In the township-wise analysis of future forest loss scenarios (Fig. 7), it was projected that 35% of forest loss has taken place in Pinlaung followed by Hopone (12%), Sesai (11%), Nyaungshwe (10%) and Pekhon (10%). Deforestation tends to affect the southern townships of Taunggyi since these are the areas where the drivers are most actively operating. The townships ranked highest to lowest in the case area of forest loss in the projection years 2016–2030 remains the same as the observed year 2008–2016 and except the township of Hopone. Hopone Township which did not experience any significant forest loss in observed years 2008–2016 has been projected to lose 277.184 km2 of forest by 2030.
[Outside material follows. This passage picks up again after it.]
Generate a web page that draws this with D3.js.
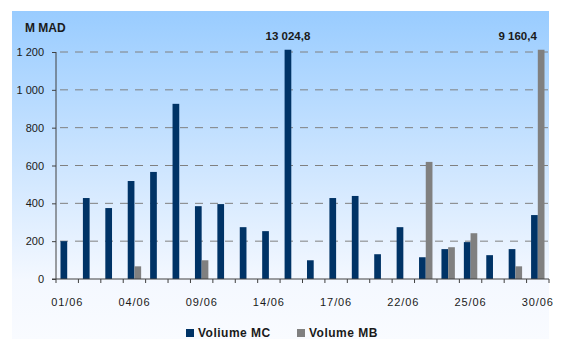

This could be because of higher proximity to previously deforested land (non-forest in first iteration) owing to highly fragmented landscape in the township. The driver proximity to previously deforested area seems to be operating with high weightage in Hopone Township with high probability of deforestation in the township. The northern most township of Yauksauk accounts for least amount of forest loss for the simulated years 2016–2030 since this area consists of dense compact forest with little disturbance from human activities like construction of reservoirs and roads, fewer settlement and population density of only 35 persons/km2. High percentage of deforestation in the district is sure to have long-term effect on biodiversity and regional climate regime. Therefore, it is very important for immediate public and private intervention to conserve the forest and to discontinue the present trend of deforestation.
According to the Nationally Determined Contributions, 2016 (NDC) document of Myanmar, the country formulated several actions relevant to climate change mitigation taking 2030 as the target year. Forest preservation measures and the action area of “environment and natural resources” including REDD+ has been in the priority list of the government (MONREC 2018). Thus, keeping in mind the changes in the forest area and potential drivers causing the changes becomes extremely relevant in determining where to lay focus in the coming years while deciding priority zones and framing action plans.
This study mainly uses the available spatial variables as geophysical drivers of deforestation, but many researches, for example Kolb et al. (2013), used a large number of environmental, biophysical and social variables including landforms, hydrology, ethnicity, migration and socioeconomic status. This requires more number of data from field study, but as Pontius et al. (2008) pointed out that a complex model does not necessarily lead to higher predictive power. Generalized models that are flexible with provision for including increasing complexity are often preferred in planning process. Also, land change models can only provide projections based upon the quality of inputs provided to the model. There may be over- or underestimation of future land change due to fluctuations in the annual land change rates, afforestation programmes or changes in government policy that may impact deforestation rates (Elz et al. 2015; Angelsen and Wertz-Kanounnikoff 2008). In addition, there exist knowledge gaps and absence of data in several areas of work in Myanmar. The extent to which agricultural expansion is happening in non-forest areas or leads to the clearance of fairly intact natural forests is unknown (UN REDD 2017). Hence, complete understanding and inclusion of other socioeconomic drivers, geological factors, timber trading policies and forest management practices is important for the development of a more accurate model. Filling in these gaps would significantly help to more confidently develop measures and policies for a national REDD+ strategy.